Features
Cecily McNeill
29 November 2012
Convicted sex offender Stewart Murray Wilson of Blenheim may be a difficult man to deal with but the media has not helped his release from prison into the community by labelling him ‘the beast’.
Br Kieran Garvey who has just retired as the longest serving Catholic prison chaplain in New Zealand says Mr Wilson was at times disruptive in Church services and had to be told that he was part of a group and could not dominate the service by demanding special attention.
Br Kieran says many guys in prison look at themselves and realise at some point that what they have done is so despicable that they block it out.
‘You have to understand, sometimes they commit something and it’s horrible and they deny it and for them the denial becomes real.’
There are some ‘very sad cases’ in the prison, says Br Kieran who has worked at Wellington Prison for 40 years. ‘When you hear of the lives that some of these people go through’ it is easy to understand why they end up in prison. ‘People don’t realise the background some people have [to overcome].’
New Zealand is a highly punitive society, and this is fuelled by a media that highlights the worst aspects of a guy who is being released from prison. There are only a few guys who are difficult yet the media focuses on them instead of ‘the 95 percent who are successful’.
The problem is that you have two main political parties competing to be hard on crime.
When Br Kieran started in the chaplaincy in 1972, Wellington Prison had a full-time social worker, a full-time teacher and an activities officer at the prison. Now these professional staff are provided only at a regional level.
‘We used to have activities that came under social interaction; for example, there was a good debating club, a public speaking club and other evening activities. But all that is gone, we’re told, because the prison doesn’t have the staff.’

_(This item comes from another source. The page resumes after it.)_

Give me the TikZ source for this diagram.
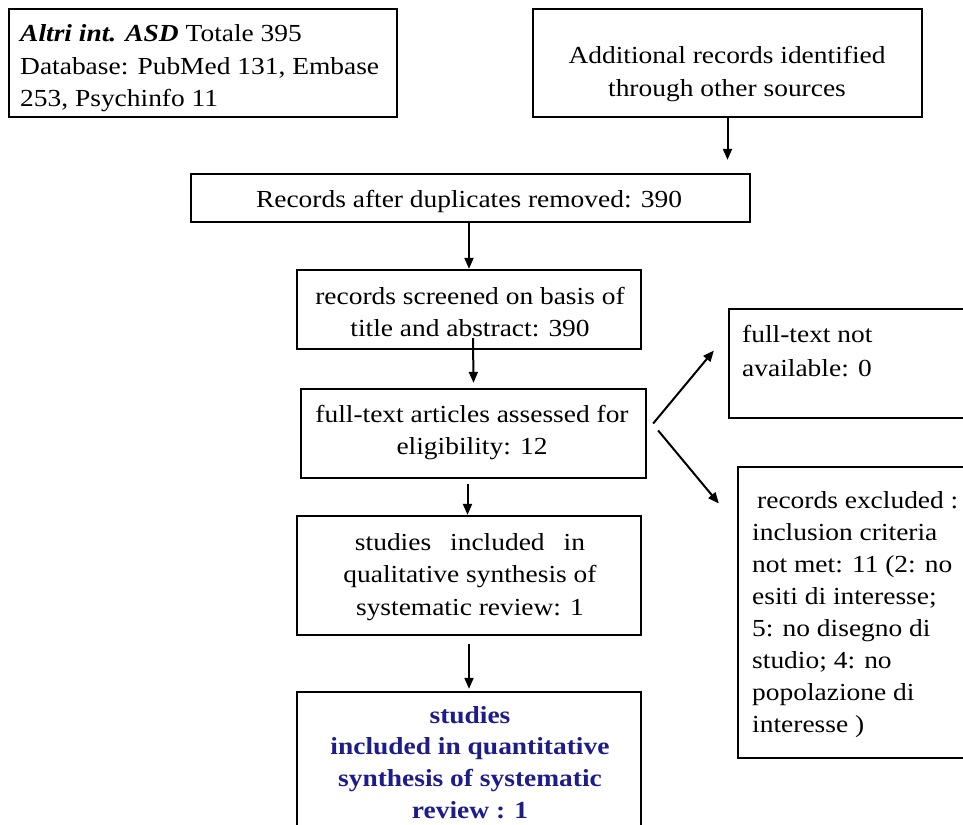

Now there is no socialising because the prison is locked at 4.30pm and does not open until 8am.
‘The chaplain is always the first point of contact a guy has that they can trust.’
He warned the other chaplains against stepping into the role of social worker. There’s a big delineating role between a social worker and a chaplain. He is also sorry that rehabilitation does not start as soon as a person is imprisoned when such guidance has more of a chance of succeeding.
Br Kieran who has just left for his home country of Ireland says he has had a wonderful life.
‘I am totally content. If you want to pray for me, pray to God thanking him for how good he’s been to me.’
He has ‘enjoyed every minute’ of his time in the prison service including the 17 years he spent as national prison chaplain.
He said he was pleased to receive the Queens Service Medal in 2008 when he realised it was honouring the entire prison chaplaincy. And he is proud of the Catholic Church for its commitment to providing the chaplaincy, particularly today when many chaplains are lay people and need to be paid above the stipend usually paid to a religious.